Assuming factorization between hard and soft physics happening at very different scales,
the hadronic tensor $W^{\mu\nu}$ for inclusive DIS on nucleons can be analyzed by the 
approach based on the diagrammatic expansion. The leading-order contribution, both in 
twist and powers of $(\alpha_s {\rm log}(Q^2))$, is given by the well-known handbag 
diagram that involves, in the light-cone gauge $A^+=0$, the soft quark-quark correlation 
function
\begin{equation}
\Phi_a(p) = \int d^4\xi e^{-i\xi \cdot p} \langle P,S| {\overline \psi}_a(\xi)

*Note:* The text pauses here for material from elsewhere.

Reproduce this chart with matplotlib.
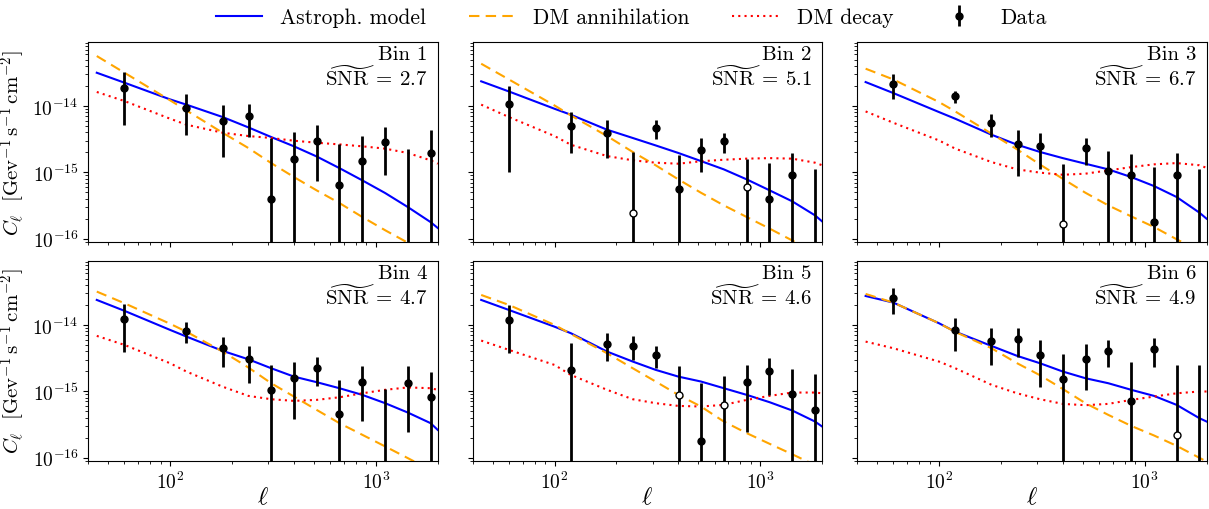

\psi_a(0) |P,S \rangle \; ,
\label{eq:phi}
\end{equation}
which describes the behaviour of a parton with flavor $a$ and momentum $p$ in a target 
hadron with momentum $P$ and spin $S$ through the hadronic matrix element of a 
leading-twist bilocal operator. Applying the Fierz decomposition to $\Phi_a(p)$, an 
expansion in terms of projections $\Phi_a^{\Gamma}(x)$ onto a complete set of Dirac 
structures $\Gamma$ is obtained, where $x=p^+/P^+$ is the light-cone momentum fraction 
of the parton inside the parent hadron for the dominant light-cone direction "+" induced 
by the electromagnetic interaction (at the considered leading order, the difference 
between $x$ and Bjorken variable will be consistently neglected). The 
$\Gamma=\gamma^+, \gamma^+\gamma_5, i\sigma^{i+}\gamma_5$ projections give the
leading-twist parton model distribution functions: the momentum distribution $f_1(x)$,
the helicity distribution $g_1(x)$ and the transversity distribution $h_1(x)$. Therefore,
while three distributions are needed to reach a complete knowledge of the leading-twist 
momentum and spin structure of the quarks with respect to a preferred longitudinal 
direction, only two of them, $f_1$ and $g_1$, have been extensively studied through 
measurements of the corresponding unpolarized and longitudinally polarized structure 
functions, respectively. The reason is that the transversity $h_1$ is related to 
helicity flipping mechanisms; hence, it is a chiral-odd object and requires the 
occurrence of another chiral-odd partner in any observable to be measured. In inclusive 
DIS at leading twist, there are no mechanisms providing such partners because chirality 
is preserved in hard pQCD. Nevertheless, $h_1$ is a very interesting object. I forward 
the interested reader to the very comprehensive report of Ref.~\cite{h1rep} on the 
$h_1$ properties. Here, it is sufficient to mention that its integral measures the 
tensor charge, whose determination would give access to chiral-odd operators in QCD and, 
consequently, to the role of chiral symmetry in the hadron structure. Because of the 
mismatch in helicities, $h_1$ has a non-singlet evolution disconnected from gluons, hence
more smooth than the one of $g_1$. In the hadron rest frame, $h_1$ and $g_1$ would be 
perfectly equivalent because of the rotational symmetry of the system. However, the 
distributions are defined after the system is boosted along a preferred longitudinal 
direction induced by the electromagnetic interaction, thus breaking the rotational 
invariance. Therefore, the difference between $h_1$ and $g_1$ tells us also about the 
relativistic nature of the dynamics of quarks inside the hadron. 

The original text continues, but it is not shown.